_Description of the task_: Quote every line from the top of the listing down to and including the line that contains "import plotly.graph_objects as go".

##### Material

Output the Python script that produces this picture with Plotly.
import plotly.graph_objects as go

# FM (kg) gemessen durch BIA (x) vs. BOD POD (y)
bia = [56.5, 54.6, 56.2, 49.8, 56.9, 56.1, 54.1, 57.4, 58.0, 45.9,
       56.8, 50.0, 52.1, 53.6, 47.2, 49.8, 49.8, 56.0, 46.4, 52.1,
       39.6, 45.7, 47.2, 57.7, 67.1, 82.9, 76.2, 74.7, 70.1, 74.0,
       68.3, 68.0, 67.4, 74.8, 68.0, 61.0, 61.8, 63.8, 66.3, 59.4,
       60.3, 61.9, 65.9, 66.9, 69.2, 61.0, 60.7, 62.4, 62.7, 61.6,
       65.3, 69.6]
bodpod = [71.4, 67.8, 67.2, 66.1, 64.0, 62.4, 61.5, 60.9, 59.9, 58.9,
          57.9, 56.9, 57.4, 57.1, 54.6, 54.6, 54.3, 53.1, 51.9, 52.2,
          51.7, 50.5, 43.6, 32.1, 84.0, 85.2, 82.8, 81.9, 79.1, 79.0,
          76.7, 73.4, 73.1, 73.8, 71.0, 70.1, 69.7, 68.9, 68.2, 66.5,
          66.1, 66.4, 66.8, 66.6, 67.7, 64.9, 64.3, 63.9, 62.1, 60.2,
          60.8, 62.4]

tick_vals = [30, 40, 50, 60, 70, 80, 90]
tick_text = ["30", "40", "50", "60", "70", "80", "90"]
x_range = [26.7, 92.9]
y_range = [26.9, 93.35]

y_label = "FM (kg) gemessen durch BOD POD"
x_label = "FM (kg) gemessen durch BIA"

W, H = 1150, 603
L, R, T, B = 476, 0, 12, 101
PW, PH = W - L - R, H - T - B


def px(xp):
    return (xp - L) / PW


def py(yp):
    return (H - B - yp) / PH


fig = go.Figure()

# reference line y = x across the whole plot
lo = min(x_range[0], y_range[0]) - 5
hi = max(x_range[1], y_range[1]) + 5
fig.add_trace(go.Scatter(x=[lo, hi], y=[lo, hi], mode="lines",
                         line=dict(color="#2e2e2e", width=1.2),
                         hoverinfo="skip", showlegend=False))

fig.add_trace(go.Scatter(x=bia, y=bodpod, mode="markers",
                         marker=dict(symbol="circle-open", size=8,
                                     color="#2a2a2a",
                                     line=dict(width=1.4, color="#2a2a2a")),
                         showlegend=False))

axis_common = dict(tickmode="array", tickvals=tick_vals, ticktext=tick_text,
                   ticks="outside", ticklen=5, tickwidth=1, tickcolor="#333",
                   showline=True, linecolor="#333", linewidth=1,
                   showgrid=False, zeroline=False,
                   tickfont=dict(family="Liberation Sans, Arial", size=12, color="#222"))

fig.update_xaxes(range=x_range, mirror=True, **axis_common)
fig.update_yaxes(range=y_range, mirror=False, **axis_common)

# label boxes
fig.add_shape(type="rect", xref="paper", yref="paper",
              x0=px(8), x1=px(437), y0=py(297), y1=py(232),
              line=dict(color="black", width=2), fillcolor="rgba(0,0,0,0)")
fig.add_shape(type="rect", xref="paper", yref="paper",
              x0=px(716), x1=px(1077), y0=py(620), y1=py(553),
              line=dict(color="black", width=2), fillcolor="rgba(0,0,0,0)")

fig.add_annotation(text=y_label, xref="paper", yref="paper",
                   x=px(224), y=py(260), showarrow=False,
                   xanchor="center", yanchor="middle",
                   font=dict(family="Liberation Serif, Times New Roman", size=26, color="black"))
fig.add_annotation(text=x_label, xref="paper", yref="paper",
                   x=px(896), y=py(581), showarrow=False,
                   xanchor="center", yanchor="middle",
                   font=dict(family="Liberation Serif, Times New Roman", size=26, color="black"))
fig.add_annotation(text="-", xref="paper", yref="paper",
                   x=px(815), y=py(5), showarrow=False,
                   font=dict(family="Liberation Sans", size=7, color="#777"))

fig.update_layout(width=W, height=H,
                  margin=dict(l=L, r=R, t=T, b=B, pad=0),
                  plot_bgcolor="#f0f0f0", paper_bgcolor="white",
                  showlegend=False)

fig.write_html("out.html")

##########

_Written response_:
Output the Python script that produces this picture with Plotly.
import plotly.graph_objects as go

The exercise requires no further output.